Good death metal is a lot like a slab of nicely-cooked steak; if you slice it just the right way, you can look across it and see all the muscle fibers, running next to one another, and pick apart all the steps that the band took through its influences to get to what’s on your plate, which is still a wholly different experience from what actually hits the ear. Looking at Born to Fall this way, it wears its influences on its sleeve to a surprisingly refined extent — right at the jump, the Miller twins kick in the door with burly, groovy, weighty mid-tempo riffing, calling back through the conduit of Crowbar and Melvins to the nexus of early American death metal with thrash and Pantera, and Adam’s rasp balances somewhere between the back of his throat and wanting to open up completely into an unhinged howl, but the slurry mixture rarely thins out or speeds up; even when Lance is tremolo picking at machine-gun speed, the steady, rolling fills and the rest of the band hold him back to churn and whirr and lend force to the pounding drive unfurling at the center between all the low-end.
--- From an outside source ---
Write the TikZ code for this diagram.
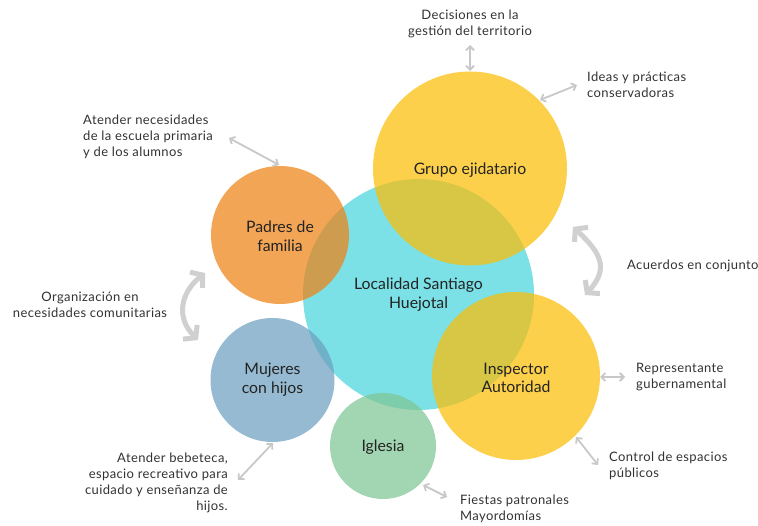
\documentclass[tikz,border=0pt]{standalone}
\usepackage{fontspec}
\setmainfont{Lato}
\usetikzlibrary{arrows.meta}
\definecolor{cyanc}{RGB}{123,225,230}
\definecolor{orangec}{RGB}{237,130,20}
\definecolor{yellowc}{RGB}{251,190,6}
\definecolor{bluec}{RGB}{108,159,192}
\definecolor{greenc}{RGB}{126,197,147}
\definecolor{arrowc}{RGB}{200,200,200}
\definecolor{bigarrowc}{RGB}{208,208,208}
\definecolor{txtc}{RGB}{50,50,50}
\definecolor{ctxtc}{RGB}{35,35,35}
\begin{document}
\begin{tikzpicture}[x=1pt,y=-1pt,
  bubble/.style={circle,inner sep=0pt,fill opacity=0.72,text opacity=1,text=ctxtc,
    font=\fontsize{15.8}{18.8}\selectfont,align=center},
  lbl/.style={inner sep=0pt,text=txtc,font=\fontsize{13}{16}\selectfont\addfontfeatures{LetterSpace=3}},
  thinarrow/.style={draw=arrowc,line width=1.8pt,
    {Straight Barb[length=4pt,width=8pt]}-{Straight Barb[length=4pt,width=8pt]}},
  bigarrow/.style={draw=bigarrowc,line width=5pt,
    {Straight Barb[length=8pt,width=20pt]}-{Straight Barb[length=8pt,width=20pt]}}]
\useasboundingbox (0,0) rectangle (758,526);
% circles
\node[circle,inner sep=0pt,minimum size=231pt,fill=cyanc] (loc) at (418.5,294.5) {};
\node[bubble,minimum size=194pt,fill=yellowc] (gru) at (470,168.5) {};
\node[bubble,minimum size=138pt,fill=orangec] (pad) at (280,235) {};
\node[bubble,minimum size=124pt,fill=bluec] (muj) at (272.5,380) {};
\node[bubble,minimum size=106pt,fill=greenc] (igl) at (383,446) {};
\node[bubble,minimum size=168pt,fill=yellowc] (ins) at (516,376) {};
% circle labels
\node[bubble,fill opacity=0] at (470,170) {Grupo ejidatario};
\node[bubble,fill opacity=0] at (280,236.5) {Padres de\\familia};
\node[bubble,fill opacity=0] at (418.5,294.5) {Localidad Santiago\\Huejotal};
\node[bubble,fill opacity=0] at (272.5,380) {Mujeres\\con hijos};
\node[bubble,fill opacity=0] at (383,447) {Iglesia};
\node[bubble,fill opacity=0] at (516,378) {Inspector\\Autoridad};
% outer labels
\node[lbl,align=center] (dec) at (470,23.5) {Decisiones en la\\gestión del territorio};
\node[lbl,align=left,anchor=west] (ide) at (587,85) {Ideas y prácticas\\conservadoras};
\node[lbl,align=left,anchor=west] (ate) at (83,137) {Atender necesidades\\de la escuela primaria\\y de los alumnos};
\node[lbl,anchor=west] (acu) at (627,266) {Acuerdos en conjunto};
\node[lbl,align=center] (org) at (90,305) {Organización en\\necesidades comunitarias};
\node[lbl,align=left,anchor=west] (rep) at (636,377) {Representante\\gubernamental};
\node[lbl,align=left,anchor=west] (con) at (609,466) {Control de espacios\\públicos};
\node[lbl,align=right,anchor=east] (beb) at (228,483) {Atender bebeteca,\\espacio recreativo para\\cuidado y enseñanza de\\hijos.};
\node[lbl,align=left,anchor=west] (fie) at (460,509) {Fiestas patronales\\Mayordomías};
% connector end points
\coordinate (a1) at (470,45); \coordinate (a2) at (470,71);
\coordinate (b1) at (540,100); \coordinate (b2) at (577,85);
\coordinate (c1) at (229,138); \coordinate (c2) at (279,165);
\coordinate (d1) at (600,377); \coordinate (d2) at (625,377);
\coordinate (e1) at (576,437); \coordinate (e2) at (598,465);
\coordinate (f1) at (273,443); \coordinate (f2) at (238,480);
\coordinate (g1) at (423,485); \coordinate (g2) at (447,497);
\coordinate (h1) at (573,227); \coordinate (h2) at (585,295);
\coordinate (k1) at (205,273); \coordinate (k2) at (198,340);
\draw[thinarrow] (a1) -- (a2);
\draw[thinarrow] (b1) -- (b2);
\draw[thinarrow] (c1) -- (c2);
\draw[thinarrow] (d1) -- (d2);
\draw[thinarrow] (e1) -- (e2);
\draw[thinarrow] (f1) -- (f2);
\draw[thinarrow] (g1) -- (g2);
\draw[bigarrow] (h1) .. controls (600,252) and (610,268) .. (h2);
\draw[bigarrow] (k1) .. controls (180,293) and (176,318) .. (k2);
\end{tikzpicture}
\end{document}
There’s a lot of punch and force in the guitar tone to support the composition, reminiscent both of a traditional Scandinavian buzzsaw and the maxed-out mids of many of Guillotine A.D.’s contemporaries across the States, which lends gravity and substance to what would otherwise feel more like New York beatdown hardcore from the late ‘80s straight edge movement.

Indeed, a lot of the sound of this album, especially once the initial momentum of the opening salvo wears off, feels like framework supporting a very simple core formula. The riffs will pivot back and forth, swinging between syncopated groovy chugging and icy, winding, speed-picked  hearkening straight back to a burnt out Norwegian church, as will Adam’s snarling vocal performance, and every so often whatever rotational trickery is holding the churning at a constant angular velocity will falter and everything will speed all the way up or slow back to a complete crawl or Posey will have a brief drum break to punctuate affairs (and kudos to him for figuring out a perfect grenade-launcher thoomp), but everything eventually settles back to the same steady, teeming march forward through the endless bog of throaty screaming and galloping sludge. It’s compelling, at first, and remains at least partially so over the entire runtime of the album, but there are enough moments where the trick of expressing the same riff in a slower and more laboriously complex way and seemingly tilting the microphone towards the surely-raging mosh pit is repeated and then the band just pivots back to chugging that it takes all the life and air out of the resulting sound. By “Hammer” and atmosphere-drenched closer “Madness of the Gods”, even the dual-vocal studio tricks that exhume Deicide’s best element can only reinject so much life, and the swirling layers of buzzsawing blend together to such a complete extent that one riff seamlessly meets the next without either one making much of a substantive impression while they’re there.

Still, at the end of the day the worst that this implies for Guillotine A.D. is that a few cuts of meat might have to be left out of the bucket when it comes to tossing viscera out over a circling crowd, and that Born to Fall overstays its welcome by a mite, but there’s quite a lot of good, tender material to balance out the little pieces of gristle. It’s a well-refined product; the musicianship punches well above the band’s weight, and even in the most repetitive sections Lance’s tone is vicious, with a fittingly large and in charge rhythm section to match, framed by a mix that seems to cut pretty tight to the bone, perhaps in a way that’s even a little lean for their sound, as it leans colder and icier and closer to their black metal roots than the more colorful and imposing sound one would perhaps pair with the greater majority of the riffing on board. That may be my personal disagreement with Mastodon shining through, though, seeing as it is most certainly a product of Matthew Washburn’s touch, someone whose work I tend to admire from a distance more than I do spin on repeat. It won’t be my end of the year pick, but it’s probably somebody’s favorite record, and they’re going to have a hell of a live show.